March 29, 2026
Meep‑meep or heap‑cheap?
"Roadrunner": a bipedal, wheeled robot for multi-modal locomotion [video]
Roadrunner rolls, walks, and splits the internet: “Wow” vs “just use four wheels”
TLDR: A new “Roadrunner” robot can roll or walk and switch styles mid‑move, wowing viewers with its flexibility. Commenters split between excitement and skepticism: some joke it’s the start of robot supremacy, others ask why not just use stable four‑wheel designs, while a few imagine delivery bots racing through cities.
Meet “Roadrunner,” a 33‑lb robot that can roll like a scooter, walk like a person, and switch styles on the fly. In the video, it glides in two wheel positions (side‑by‑side or in‑line) and can even step when rolling won’t cut it. Its legs are mirrored so it can point knees forward or backward—yes, it looks as wild as it sounds.
But the real show is in the comments. The hype squad arrived first: matt‑attack declared it “very impressive,” saying they hadn’t seen this setup before. Then the skeptics rolled in with the brakes: Mistletoe asked the killer question—why not just use three or four wheels that can’t tip over? Cue a classic internet split: Team Innovation (this is new, flexible, fun) vs Team Practical (wheels are cheap, stable, and everywhere).
Meanwhile, the existential humor brigade clocked in: tpurves joked that between AI and robots like this, “humans are basically done,” and they’re going to bed. Others went full product manager: kavalg asked what hurdles remain before a bot like this cooks dinner or vacuums the couch. And prawn pitched the most believable near‑term gig—scale it up and make it an urban courier zipping packages through city streets.

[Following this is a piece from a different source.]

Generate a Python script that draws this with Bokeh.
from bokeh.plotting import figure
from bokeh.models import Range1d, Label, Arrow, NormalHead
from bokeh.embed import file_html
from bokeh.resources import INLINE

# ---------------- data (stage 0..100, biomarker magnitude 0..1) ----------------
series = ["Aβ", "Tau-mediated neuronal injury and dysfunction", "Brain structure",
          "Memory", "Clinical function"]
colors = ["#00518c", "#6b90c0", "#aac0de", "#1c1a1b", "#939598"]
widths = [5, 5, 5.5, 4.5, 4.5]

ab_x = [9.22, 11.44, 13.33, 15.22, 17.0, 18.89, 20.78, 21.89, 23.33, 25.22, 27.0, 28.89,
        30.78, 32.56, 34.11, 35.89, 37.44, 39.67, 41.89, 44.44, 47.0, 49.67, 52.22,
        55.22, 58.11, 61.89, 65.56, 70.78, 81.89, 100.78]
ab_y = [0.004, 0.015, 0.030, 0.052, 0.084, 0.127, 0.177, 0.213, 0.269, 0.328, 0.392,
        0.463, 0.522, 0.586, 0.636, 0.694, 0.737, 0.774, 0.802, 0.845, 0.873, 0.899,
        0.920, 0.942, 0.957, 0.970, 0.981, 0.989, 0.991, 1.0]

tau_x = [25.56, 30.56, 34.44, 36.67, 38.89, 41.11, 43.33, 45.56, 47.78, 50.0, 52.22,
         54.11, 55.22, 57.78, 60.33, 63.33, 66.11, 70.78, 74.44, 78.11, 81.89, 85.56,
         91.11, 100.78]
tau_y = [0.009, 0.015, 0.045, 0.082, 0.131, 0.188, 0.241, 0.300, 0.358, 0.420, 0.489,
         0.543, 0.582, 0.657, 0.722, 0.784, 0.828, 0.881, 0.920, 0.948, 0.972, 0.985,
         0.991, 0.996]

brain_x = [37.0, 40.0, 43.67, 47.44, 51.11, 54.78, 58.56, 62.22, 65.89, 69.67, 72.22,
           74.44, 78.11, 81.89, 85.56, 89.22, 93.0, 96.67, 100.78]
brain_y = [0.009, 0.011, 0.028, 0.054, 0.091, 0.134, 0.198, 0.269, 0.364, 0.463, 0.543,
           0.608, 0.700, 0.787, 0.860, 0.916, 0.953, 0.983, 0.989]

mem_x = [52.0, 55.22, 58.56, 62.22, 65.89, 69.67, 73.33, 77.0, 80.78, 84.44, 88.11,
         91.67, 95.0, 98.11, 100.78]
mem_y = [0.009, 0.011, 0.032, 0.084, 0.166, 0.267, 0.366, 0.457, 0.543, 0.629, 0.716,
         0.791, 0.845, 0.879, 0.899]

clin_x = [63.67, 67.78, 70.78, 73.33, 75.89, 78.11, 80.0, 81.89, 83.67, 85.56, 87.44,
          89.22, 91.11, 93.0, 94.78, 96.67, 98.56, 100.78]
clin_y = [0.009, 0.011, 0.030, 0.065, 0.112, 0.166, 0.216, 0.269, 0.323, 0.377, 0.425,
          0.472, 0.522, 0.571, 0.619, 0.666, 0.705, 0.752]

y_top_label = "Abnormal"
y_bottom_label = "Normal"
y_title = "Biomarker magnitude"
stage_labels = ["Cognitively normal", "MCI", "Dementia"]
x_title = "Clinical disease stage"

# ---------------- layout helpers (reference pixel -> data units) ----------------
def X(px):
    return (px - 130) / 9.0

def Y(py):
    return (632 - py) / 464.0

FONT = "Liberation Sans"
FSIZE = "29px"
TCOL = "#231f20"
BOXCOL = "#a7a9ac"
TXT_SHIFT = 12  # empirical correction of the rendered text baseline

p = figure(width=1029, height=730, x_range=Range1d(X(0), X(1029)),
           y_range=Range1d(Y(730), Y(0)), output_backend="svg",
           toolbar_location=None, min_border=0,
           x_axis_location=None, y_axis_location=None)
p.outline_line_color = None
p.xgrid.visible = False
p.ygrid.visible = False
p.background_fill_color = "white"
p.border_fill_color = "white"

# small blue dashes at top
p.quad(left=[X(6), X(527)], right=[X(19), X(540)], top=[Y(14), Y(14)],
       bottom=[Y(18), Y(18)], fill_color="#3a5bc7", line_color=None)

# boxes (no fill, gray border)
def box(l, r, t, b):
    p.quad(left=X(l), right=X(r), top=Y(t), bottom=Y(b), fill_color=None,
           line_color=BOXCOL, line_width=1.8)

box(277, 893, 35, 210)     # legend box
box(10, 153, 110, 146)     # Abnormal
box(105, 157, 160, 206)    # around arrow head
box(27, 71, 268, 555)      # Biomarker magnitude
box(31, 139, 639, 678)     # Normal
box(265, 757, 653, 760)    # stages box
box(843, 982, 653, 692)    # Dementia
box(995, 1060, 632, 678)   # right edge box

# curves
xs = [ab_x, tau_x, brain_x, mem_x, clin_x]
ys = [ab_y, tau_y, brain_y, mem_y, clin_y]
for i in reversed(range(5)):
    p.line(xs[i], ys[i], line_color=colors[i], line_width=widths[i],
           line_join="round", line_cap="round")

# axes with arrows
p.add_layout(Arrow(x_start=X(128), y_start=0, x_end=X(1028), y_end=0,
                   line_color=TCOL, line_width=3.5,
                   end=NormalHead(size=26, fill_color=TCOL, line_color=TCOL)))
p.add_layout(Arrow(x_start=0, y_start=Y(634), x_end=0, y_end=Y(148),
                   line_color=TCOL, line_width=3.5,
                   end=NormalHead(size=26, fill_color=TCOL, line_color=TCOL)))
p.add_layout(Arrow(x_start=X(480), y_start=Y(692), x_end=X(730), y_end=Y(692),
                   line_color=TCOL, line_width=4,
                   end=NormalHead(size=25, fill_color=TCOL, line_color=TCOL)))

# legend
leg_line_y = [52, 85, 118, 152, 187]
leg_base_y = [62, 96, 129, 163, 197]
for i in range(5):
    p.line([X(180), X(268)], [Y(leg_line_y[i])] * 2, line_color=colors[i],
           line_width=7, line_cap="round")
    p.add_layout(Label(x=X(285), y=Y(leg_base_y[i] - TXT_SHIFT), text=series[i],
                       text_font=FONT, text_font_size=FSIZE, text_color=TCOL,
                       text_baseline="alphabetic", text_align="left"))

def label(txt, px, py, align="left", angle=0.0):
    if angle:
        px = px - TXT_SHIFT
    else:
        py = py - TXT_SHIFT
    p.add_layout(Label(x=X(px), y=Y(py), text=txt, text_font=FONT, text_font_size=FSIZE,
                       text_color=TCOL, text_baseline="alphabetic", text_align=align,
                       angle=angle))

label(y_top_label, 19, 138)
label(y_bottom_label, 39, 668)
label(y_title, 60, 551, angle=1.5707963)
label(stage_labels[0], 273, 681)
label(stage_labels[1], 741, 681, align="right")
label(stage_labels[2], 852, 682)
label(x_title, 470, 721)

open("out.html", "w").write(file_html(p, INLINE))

Bottom line: people are dazzled by the shape‑shifting movement, but the debate is on—cool demo or useful machine?
Key Points
- •“Roadrunner” is a bipedal, wheeled robot prototype introduced by RAI Institute.
- •The robot weighs around 15 kg (33 lb).
- •It can switch between side-by-side and in-line wheel modes.
- •It adjusts stepping configurations based on navigation needs.
- •Its legs are fully symmetric, allowing knees to point forward or backward.